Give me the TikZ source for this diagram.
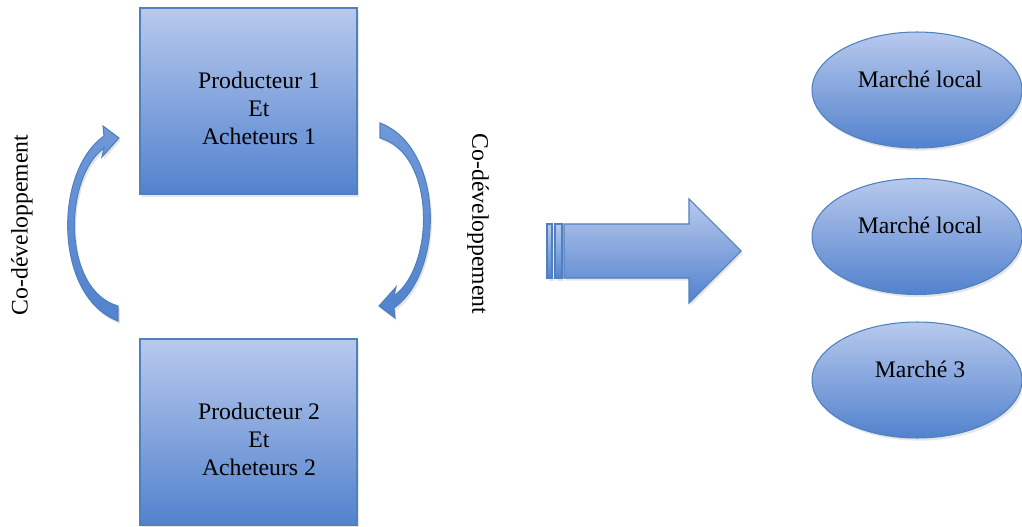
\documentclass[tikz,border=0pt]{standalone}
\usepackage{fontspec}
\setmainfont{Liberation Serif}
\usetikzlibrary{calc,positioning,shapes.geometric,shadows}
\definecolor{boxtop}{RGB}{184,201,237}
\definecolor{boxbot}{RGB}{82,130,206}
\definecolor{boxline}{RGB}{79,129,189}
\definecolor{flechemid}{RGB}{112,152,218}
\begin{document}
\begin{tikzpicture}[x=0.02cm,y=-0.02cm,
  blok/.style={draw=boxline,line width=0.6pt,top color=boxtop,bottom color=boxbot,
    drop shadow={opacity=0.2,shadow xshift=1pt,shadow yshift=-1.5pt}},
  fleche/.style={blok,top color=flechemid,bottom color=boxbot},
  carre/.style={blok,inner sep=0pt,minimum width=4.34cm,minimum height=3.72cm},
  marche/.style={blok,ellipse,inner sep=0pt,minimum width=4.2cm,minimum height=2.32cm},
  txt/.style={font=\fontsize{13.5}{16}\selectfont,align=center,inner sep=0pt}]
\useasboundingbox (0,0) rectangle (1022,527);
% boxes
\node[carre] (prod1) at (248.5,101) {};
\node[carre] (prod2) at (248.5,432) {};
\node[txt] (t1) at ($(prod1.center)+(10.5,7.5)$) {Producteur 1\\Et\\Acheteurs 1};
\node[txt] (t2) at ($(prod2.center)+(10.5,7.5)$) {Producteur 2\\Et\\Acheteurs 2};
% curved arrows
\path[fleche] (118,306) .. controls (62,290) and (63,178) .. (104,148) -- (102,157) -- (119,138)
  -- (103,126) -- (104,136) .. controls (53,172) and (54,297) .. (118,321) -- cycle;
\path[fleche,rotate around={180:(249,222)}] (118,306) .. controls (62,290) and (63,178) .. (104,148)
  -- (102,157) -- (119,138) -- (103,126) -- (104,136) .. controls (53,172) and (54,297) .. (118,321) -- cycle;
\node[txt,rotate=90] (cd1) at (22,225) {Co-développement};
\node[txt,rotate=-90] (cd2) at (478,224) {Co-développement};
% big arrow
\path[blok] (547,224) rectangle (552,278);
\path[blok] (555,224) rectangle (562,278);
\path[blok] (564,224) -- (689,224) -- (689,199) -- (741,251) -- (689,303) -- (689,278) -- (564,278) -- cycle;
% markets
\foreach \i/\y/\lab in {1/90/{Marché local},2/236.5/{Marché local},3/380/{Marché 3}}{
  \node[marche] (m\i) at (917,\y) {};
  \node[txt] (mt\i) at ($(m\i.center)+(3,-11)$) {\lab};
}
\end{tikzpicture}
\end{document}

Instructions to follow
The material above holds pictures; copy everything else in it exactly.

Exercise result
Give me the TikZ source for this diagram.
\documentclass[tikz,border=0pt]{standalone}
\usepackage{fontspec}
\setmainfont{Liberation Serif}
\usetikzlibrary{calc,positioning,shapes.geometric,shadows}
\definecolor{boxtop}{RGB}{184,201,237}
\definecolor{boxbot}{RGB}{82,130,206}
\definecolor{boxline}{RGB}{79,129,189}
\definecolor{flechemid}{RGB}{112,152,218}
\begin{document}
\begin{tikzpicture}[x=0.02cm,y=-0.02cm,
  blok/.style={draw=boxline,line width=0.6pt,top color=boxtop,bottom color=boxbot,
    drop shadow={opacity=0.2,shadow xshift=1pt,shadow yshift=-1.5pt}},
  fleche/.style={blok,top color=flechemid,bottom color=boxbot},
  carre/.style={blok,inner sep=0pt,minimum width=4.34cm,minimum height=3.72cm},
  marche/.style={blok,ellipse,inner sep=0pt,minimum width=4.2cm,minimum height=2.32cm},
  txt/.style={font=\fontsize{13.5}{16}\selectfont,align=center,inner sep=0pt}]
\useasboundingbox (0,0) rectangle (1022,527);
% boxes
\node[carre] (prod1) at (248.5,101) {};
\node[carre] (prod2) at (248.5,432) {};
\node[txt] (t1) at ($(prod1.center)+(10.5,7.5)$) {Producteur 1\\Et\\Acheteurs 1};
\node[txt] (t2) at ($(prod2.center)+(10.5,7.5)$) {Producteur 2\\Et\\Acheteurs 2};
% curved arrows
\path[fleche] (118,306) .. controls (62,290) and (63,178) .. (104,148) -- (102,157) -- (119,138)
  -- (103,126) -- (104,136) .. controls (53,172) and (54,297) .. (118,321) -- cycle;
\path[fleche,rotate around={180:(249,222)}] (118,306) .. controls (62,290) and (63,178) .. (104,148)
  -- (102,157) -- (119,138) -- (103,126) -- (104,136) .. controls (53,172) and (54,297) .. (118,321) -- cycle;
\node[txt,rotate=90] (cd1) at (22,225) {Co-développement};
\node[txt,rotate=-90] (cd2) at (478,224) {Co-développement};
% big arrow
\path[blok] (547,224) rectangle (552,278);
\path[blok] (555,224) rectangle (562,278);
\path[blok] (564,224) -- (689,224) -- (689,199) -- (741,251) -- (689,303) -- (689,278) -- (564,278) -- cycle;
% markets
\foreach \i/\y/\lab in {1/90/{Marché local},2/236.5/{Marché local},3/380/{Marché 3}}{
  \node[marche] (m\i) at (917,\y) {};
  \node[txt] (mt\i) at ($(m\i.center)+(3,-11)$) {\lab};
}
\end{tikzpicture}
\end{document}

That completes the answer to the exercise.